### Information given
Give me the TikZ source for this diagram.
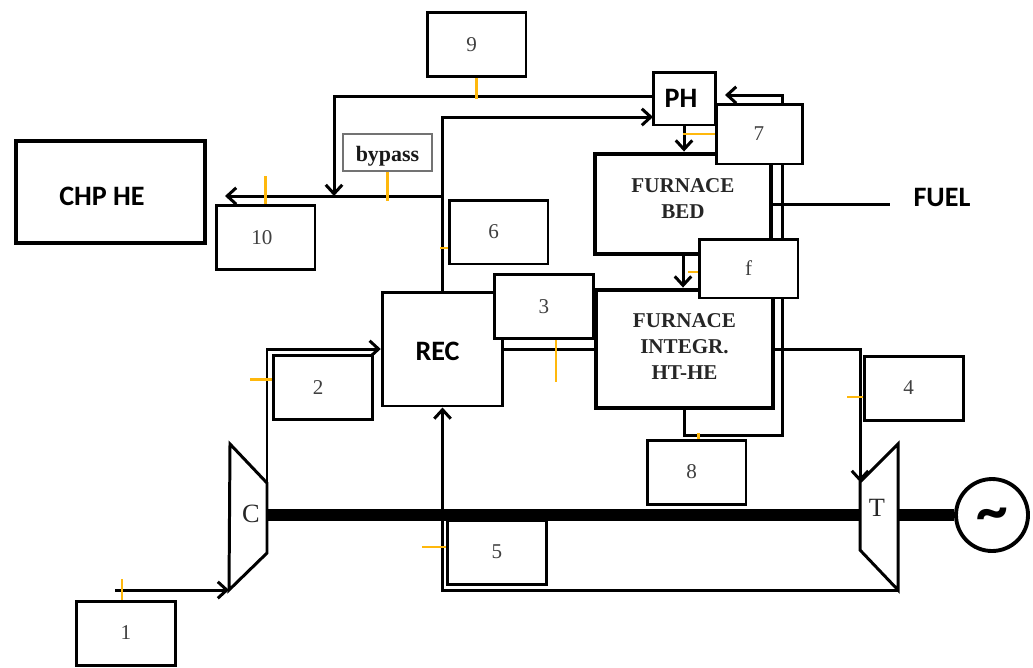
---
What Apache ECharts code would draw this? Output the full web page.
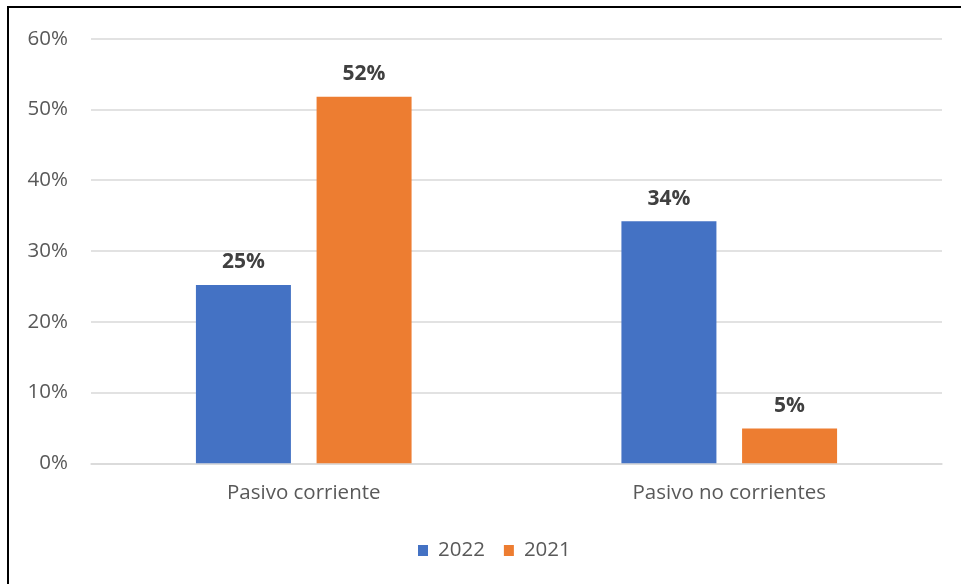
--
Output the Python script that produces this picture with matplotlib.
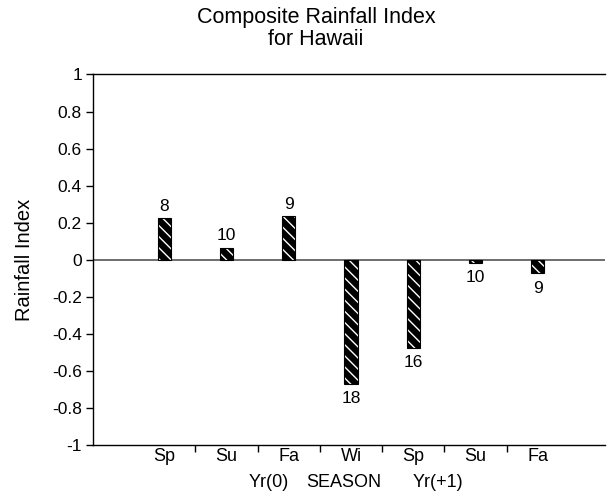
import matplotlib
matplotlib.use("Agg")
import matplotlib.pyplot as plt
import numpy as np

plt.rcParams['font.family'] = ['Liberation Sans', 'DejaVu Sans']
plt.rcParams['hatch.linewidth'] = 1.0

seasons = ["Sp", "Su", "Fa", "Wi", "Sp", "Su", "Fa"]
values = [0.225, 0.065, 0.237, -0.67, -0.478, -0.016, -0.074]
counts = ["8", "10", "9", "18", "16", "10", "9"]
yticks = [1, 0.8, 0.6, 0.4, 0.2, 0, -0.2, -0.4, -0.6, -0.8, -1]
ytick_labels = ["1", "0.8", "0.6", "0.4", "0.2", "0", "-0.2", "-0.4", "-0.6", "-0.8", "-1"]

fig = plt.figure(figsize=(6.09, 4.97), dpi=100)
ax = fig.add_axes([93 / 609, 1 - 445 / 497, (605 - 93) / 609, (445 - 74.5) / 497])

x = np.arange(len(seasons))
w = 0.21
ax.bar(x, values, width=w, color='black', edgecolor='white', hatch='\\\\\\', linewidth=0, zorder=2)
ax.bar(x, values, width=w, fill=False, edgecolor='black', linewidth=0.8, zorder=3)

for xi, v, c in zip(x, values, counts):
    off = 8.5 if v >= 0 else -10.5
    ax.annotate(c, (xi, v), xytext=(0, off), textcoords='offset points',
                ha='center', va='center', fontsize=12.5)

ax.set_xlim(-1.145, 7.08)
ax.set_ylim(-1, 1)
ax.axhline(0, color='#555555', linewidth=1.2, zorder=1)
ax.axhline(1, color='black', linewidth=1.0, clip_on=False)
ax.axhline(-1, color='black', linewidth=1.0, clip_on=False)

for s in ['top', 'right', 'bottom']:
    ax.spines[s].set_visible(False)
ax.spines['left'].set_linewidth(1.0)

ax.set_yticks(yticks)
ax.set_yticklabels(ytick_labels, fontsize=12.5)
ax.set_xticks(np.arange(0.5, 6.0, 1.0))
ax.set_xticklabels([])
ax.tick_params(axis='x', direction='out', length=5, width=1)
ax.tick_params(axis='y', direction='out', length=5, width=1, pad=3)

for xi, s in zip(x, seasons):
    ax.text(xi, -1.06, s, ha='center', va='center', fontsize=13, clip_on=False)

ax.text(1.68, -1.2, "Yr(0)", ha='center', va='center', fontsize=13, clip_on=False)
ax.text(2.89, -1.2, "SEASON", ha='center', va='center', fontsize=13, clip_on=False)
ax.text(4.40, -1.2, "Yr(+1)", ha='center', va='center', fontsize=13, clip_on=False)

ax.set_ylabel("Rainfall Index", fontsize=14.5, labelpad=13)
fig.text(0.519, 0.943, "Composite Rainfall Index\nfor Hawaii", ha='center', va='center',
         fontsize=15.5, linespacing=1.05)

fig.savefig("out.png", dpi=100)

### Task requirements
Could you quote, word for word, only the lines from the one containing "Output the Python" through the one containing "plt.rcParams['hatch.linewidth'] = 1.0", both included, and leave out any pictures?

### Exercise result
Output the Python script that produces this picture with matplotlib.
import matplotlib
matplotlib.use("Agg")
import matplotlib.pyplot as plt
import numpy as np

plt.rcParams['font.family'] = ['Liberation Sans', 'DejaVu Sans']
plt.rcParams['hatch.linewidth'] = 1.0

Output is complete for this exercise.